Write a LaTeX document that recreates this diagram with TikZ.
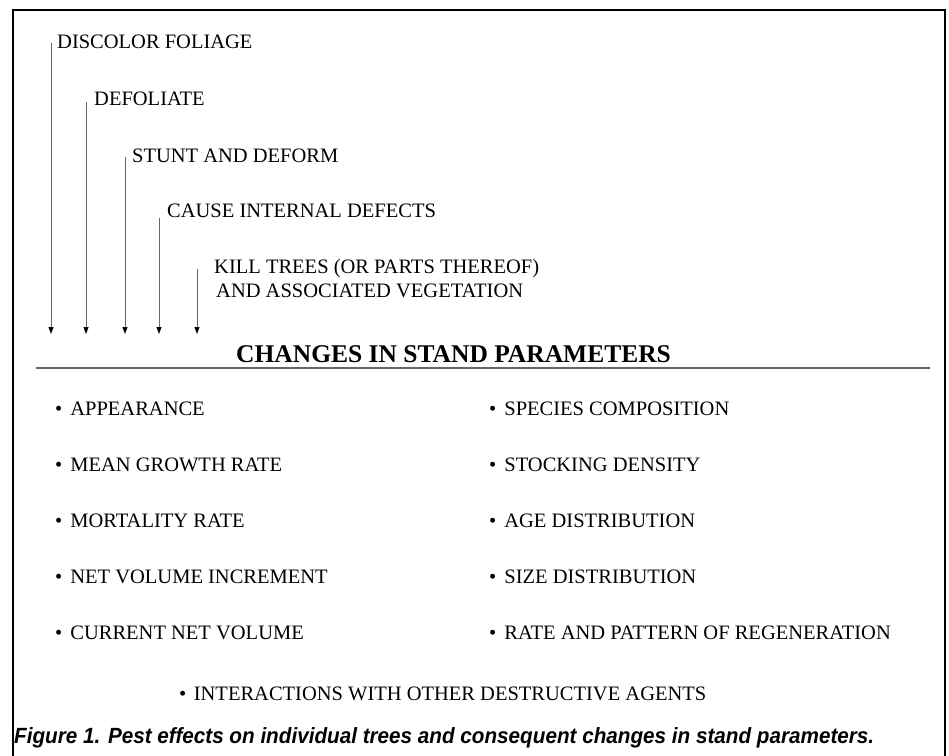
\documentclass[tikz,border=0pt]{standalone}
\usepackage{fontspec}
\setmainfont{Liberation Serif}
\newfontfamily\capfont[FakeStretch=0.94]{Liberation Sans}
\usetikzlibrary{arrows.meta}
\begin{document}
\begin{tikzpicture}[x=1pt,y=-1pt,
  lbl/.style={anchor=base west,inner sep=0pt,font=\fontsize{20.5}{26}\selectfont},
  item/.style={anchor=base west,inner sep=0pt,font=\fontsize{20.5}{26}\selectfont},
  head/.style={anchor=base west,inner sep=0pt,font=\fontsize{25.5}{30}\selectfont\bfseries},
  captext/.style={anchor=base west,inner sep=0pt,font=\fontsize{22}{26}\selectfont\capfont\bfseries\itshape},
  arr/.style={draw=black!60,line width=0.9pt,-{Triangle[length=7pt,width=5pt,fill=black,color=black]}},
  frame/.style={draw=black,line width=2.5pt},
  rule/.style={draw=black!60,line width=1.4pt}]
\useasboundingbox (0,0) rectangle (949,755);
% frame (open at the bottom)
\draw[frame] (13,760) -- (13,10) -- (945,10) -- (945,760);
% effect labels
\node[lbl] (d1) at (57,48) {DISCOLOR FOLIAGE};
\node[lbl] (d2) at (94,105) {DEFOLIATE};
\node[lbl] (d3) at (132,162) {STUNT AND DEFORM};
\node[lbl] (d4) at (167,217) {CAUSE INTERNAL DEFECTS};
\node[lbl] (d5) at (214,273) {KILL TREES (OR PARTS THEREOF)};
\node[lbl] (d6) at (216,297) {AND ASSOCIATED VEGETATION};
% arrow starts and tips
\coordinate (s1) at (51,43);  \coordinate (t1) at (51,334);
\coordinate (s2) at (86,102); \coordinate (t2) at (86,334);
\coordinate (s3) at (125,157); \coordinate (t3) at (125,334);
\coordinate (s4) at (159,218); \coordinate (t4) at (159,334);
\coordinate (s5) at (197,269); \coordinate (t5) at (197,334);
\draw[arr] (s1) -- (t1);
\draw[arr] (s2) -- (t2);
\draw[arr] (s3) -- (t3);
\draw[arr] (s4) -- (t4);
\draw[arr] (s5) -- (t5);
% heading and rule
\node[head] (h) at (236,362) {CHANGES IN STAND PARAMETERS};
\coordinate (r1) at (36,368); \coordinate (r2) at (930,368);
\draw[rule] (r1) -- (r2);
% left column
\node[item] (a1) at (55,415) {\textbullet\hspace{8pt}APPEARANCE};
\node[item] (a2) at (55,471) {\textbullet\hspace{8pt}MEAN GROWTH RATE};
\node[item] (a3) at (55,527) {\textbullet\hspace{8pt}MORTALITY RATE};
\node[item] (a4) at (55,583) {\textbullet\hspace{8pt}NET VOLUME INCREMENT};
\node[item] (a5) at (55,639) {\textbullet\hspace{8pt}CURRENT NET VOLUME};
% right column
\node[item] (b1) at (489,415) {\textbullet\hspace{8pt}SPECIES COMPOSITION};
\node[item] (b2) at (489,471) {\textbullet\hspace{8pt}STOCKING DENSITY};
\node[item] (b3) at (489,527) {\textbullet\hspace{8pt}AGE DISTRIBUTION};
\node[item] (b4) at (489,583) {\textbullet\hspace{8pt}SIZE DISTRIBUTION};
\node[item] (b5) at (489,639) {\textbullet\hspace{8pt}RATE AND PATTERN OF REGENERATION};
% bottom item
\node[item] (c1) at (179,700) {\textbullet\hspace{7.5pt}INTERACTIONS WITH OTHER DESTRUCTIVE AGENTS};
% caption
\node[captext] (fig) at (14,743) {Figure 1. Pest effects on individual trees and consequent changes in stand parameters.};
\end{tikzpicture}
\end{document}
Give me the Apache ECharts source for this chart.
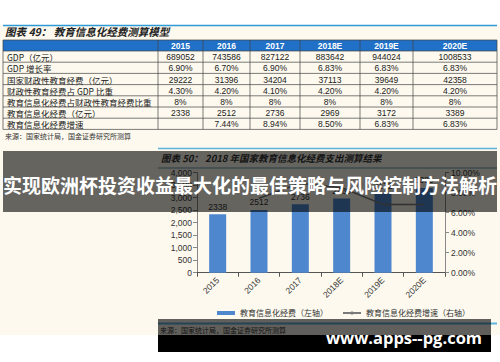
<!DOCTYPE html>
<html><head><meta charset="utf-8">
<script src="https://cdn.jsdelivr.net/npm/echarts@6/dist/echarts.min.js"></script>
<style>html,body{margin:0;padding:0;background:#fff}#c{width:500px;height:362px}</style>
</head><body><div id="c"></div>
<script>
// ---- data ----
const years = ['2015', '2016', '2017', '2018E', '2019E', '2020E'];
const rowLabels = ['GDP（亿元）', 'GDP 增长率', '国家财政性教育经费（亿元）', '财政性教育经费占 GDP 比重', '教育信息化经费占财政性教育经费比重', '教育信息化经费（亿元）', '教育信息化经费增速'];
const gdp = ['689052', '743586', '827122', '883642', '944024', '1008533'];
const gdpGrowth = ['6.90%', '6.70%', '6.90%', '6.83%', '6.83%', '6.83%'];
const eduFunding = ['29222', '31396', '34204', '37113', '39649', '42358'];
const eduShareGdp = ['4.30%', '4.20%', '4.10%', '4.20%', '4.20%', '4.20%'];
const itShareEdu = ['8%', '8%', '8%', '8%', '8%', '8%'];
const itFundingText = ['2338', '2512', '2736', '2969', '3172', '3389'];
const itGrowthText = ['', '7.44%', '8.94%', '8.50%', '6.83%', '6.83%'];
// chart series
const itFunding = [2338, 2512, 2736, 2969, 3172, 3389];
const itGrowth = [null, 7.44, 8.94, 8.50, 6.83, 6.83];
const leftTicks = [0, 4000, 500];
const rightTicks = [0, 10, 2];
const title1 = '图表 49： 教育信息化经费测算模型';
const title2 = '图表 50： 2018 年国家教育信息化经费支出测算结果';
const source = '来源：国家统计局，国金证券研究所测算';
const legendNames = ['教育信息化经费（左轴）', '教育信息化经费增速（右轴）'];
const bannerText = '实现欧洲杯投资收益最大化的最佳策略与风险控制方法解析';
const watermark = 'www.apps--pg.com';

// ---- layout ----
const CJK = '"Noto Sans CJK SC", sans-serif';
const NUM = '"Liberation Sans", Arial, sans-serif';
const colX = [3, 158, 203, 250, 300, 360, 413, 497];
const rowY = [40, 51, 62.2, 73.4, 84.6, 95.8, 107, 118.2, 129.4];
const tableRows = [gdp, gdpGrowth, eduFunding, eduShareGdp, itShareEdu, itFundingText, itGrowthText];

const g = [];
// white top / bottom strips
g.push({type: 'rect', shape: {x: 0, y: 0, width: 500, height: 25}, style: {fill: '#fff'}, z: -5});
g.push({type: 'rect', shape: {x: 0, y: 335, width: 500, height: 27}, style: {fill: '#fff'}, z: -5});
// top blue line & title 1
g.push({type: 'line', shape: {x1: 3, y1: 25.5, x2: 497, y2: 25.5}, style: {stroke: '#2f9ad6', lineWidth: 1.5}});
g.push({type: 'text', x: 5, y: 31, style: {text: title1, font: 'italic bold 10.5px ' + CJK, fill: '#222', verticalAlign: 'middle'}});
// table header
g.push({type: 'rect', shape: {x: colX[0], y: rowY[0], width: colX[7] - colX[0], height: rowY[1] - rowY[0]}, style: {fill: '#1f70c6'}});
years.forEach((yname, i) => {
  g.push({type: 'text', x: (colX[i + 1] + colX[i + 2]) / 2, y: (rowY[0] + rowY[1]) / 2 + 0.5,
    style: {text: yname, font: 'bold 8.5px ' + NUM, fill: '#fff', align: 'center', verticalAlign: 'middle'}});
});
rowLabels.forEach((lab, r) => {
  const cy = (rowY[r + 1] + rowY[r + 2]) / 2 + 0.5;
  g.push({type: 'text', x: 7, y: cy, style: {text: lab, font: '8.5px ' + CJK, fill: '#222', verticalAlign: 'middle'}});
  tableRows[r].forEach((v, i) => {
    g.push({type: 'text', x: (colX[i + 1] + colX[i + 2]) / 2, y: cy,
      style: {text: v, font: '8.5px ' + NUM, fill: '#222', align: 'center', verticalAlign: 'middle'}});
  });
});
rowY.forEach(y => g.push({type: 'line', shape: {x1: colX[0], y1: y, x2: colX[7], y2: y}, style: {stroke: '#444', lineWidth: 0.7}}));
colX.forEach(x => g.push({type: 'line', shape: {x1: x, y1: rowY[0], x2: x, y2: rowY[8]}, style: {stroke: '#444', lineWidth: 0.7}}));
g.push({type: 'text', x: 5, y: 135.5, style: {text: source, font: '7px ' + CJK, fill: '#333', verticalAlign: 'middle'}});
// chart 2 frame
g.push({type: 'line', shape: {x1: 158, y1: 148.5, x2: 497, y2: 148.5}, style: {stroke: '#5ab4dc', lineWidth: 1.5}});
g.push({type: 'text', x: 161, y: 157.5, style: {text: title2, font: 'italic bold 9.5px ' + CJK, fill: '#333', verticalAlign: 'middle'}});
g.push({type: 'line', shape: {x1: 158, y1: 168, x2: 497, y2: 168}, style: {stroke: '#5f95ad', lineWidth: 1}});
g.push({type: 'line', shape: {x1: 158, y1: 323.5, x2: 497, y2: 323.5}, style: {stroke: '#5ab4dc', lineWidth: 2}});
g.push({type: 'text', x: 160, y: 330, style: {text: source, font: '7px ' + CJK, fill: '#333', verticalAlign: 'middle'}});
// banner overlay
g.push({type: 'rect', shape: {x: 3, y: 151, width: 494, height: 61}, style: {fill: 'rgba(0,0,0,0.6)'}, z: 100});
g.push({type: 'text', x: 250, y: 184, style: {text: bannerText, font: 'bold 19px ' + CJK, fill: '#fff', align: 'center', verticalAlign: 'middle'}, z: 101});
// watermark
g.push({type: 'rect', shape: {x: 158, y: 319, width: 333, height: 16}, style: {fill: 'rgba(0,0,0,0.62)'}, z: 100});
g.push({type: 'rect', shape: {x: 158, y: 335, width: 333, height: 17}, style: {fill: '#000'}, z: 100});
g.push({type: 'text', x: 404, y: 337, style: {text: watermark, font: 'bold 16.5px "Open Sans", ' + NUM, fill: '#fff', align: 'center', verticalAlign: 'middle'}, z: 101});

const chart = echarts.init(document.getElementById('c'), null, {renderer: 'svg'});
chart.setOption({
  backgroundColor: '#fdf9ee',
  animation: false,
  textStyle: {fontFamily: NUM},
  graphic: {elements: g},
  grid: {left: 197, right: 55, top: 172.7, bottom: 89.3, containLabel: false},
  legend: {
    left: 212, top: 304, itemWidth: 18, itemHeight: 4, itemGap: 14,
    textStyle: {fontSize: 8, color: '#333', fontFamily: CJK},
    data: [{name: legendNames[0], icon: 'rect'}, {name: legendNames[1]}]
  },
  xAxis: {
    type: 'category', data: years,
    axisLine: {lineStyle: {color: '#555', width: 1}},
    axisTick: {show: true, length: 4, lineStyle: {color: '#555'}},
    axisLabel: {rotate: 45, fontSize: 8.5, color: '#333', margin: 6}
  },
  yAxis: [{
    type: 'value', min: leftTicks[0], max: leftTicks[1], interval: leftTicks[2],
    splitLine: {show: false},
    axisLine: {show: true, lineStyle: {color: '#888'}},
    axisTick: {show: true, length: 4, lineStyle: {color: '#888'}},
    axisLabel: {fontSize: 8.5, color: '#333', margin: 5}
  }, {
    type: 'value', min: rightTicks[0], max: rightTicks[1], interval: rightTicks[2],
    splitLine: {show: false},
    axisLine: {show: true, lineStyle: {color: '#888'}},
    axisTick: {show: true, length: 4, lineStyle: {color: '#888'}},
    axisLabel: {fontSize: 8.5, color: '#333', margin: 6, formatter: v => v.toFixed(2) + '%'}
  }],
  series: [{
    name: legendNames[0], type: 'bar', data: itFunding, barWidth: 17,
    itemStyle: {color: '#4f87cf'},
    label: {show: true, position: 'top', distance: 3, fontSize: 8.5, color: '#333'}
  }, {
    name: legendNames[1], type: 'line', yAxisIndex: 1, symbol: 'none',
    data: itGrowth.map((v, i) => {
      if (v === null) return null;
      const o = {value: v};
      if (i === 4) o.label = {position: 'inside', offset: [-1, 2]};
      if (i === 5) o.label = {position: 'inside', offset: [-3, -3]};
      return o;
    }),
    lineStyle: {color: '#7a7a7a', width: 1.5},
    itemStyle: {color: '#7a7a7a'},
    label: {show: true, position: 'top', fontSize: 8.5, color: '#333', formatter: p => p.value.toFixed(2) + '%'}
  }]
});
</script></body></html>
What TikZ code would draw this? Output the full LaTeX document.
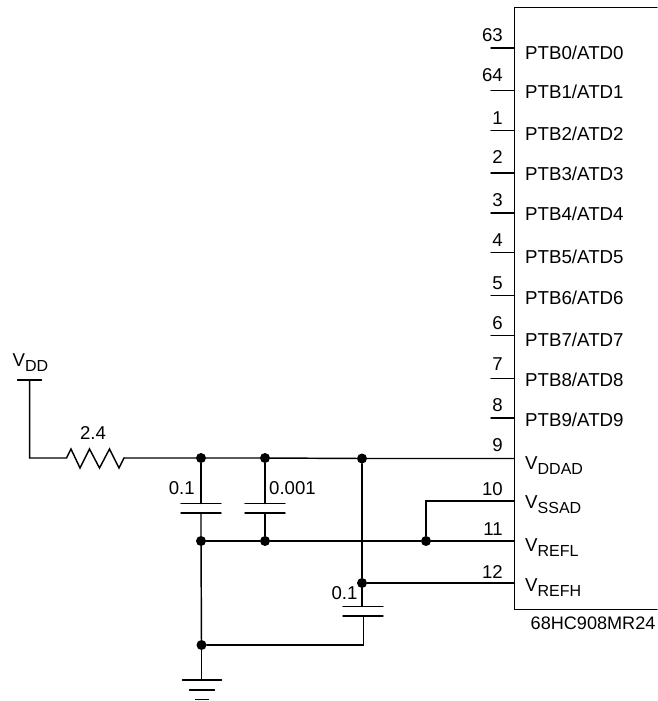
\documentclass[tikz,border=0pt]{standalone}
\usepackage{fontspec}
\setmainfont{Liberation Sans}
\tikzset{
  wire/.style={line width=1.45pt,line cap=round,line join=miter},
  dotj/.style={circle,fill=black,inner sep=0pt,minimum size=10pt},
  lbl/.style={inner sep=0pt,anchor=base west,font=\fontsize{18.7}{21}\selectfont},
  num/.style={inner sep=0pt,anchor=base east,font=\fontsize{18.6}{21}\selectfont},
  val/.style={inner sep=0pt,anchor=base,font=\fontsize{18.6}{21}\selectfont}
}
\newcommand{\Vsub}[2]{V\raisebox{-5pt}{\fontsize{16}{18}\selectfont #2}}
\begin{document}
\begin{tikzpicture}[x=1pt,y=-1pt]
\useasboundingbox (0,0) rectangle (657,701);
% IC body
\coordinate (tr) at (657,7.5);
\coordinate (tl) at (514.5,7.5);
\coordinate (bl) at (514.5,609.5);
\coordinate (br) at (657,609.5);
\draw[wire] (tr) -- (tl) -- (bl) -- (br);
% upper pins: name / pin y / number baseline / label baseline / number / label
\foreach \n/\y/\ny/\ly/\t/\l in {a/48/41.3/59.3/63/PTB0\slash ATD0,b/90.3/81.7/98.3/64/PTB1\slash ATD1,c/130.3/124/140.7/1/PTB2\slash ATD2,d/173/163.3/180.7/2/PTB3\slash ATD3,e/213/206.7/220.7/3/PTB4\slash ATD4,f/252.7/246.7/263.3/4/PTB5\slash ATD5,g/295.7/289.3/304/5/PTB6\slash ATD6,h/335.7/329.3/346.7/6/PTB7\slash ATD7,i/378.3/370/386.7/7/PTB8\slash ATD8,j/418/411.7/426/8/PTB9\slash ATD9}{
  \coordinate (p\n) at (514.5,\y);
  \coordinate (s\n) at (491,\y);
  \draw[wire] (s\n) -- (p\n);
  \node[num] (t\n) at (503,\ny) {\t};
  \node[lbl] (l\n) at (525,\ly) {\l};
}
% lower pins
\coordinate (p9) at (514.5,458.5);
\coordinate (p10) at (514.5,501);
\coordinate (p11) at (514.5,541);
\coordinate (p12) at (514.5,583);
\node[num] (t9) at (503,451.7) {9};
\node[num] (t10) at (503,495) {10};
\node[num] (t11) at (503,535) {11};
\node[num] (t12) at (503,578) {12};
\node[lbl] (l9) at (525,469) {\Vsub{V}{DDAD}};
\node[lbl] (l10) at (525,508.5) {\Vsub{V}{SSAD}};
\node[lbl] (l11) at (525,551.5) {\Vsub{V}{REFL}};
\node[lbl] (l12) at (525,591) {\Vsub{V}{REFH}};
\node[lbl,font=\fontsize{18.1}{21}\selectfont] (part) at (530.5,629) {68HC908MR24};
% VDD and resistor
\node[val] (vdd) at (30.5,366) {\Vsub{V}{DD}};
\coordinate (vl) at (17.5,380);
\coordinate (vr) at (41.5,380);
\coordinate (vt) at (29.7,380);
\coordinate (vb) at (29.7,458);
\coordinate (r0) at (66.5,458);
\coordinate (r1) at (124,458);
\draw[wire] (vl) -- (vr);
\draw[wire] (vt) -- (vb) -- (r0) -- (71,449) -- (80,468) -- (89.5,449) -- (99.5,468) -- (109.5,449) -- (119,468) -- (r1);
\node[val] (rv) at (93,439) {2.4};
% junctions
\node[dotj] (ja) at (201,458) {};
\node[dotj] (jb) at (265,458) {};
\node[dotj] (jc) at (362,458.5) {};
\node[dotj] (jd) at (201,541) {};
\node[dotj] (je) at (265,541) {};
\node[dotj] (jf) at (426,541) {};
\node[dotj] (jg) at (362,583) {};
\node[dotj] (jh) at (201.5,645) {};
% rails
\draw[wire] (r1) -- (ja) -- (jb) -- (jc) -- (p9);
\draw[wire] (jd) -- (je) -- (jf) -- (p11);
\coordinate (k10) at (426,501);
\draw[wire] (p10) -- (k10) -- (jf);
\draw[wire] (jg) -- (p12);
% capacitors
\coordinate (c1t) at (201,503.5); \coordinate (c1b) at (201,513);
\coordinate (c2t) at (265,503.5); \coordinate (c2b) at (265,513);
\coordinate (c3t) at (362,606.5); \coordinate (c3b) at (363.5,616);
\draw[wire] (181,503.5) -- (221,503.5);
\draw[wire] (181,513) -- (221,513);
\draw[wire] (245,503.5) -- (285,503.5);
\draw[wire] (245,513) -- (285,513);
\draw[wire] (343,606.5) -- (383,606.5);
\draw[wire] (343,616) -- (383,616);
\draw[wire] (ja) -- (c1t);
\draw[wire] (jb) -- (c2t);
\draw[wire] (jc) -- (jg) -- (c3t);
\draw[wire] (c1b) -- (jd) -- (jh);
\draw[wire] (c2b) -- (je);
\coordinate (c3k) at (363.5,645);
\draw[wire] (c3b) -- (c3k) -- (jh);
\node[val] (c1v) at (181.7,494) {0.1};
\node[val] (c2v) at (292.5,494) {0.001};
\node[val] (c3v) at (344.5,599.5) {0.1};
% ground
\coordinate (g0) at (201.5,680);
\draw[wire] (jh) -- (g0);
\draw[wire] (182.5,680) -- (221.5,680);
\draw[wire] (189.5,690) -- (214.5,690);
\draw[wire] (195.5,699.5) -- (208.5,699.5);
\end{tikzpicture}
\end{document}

[PROBLEM STATEMENT]: Scan the material above for the string "LaTeX" and report each line where you find it.

[WRITTEN RESPONSE]:
Write a LaTeX document that recreates this diagram with TikZ.
What TikZ code would draw this? Output the full LaTeX document.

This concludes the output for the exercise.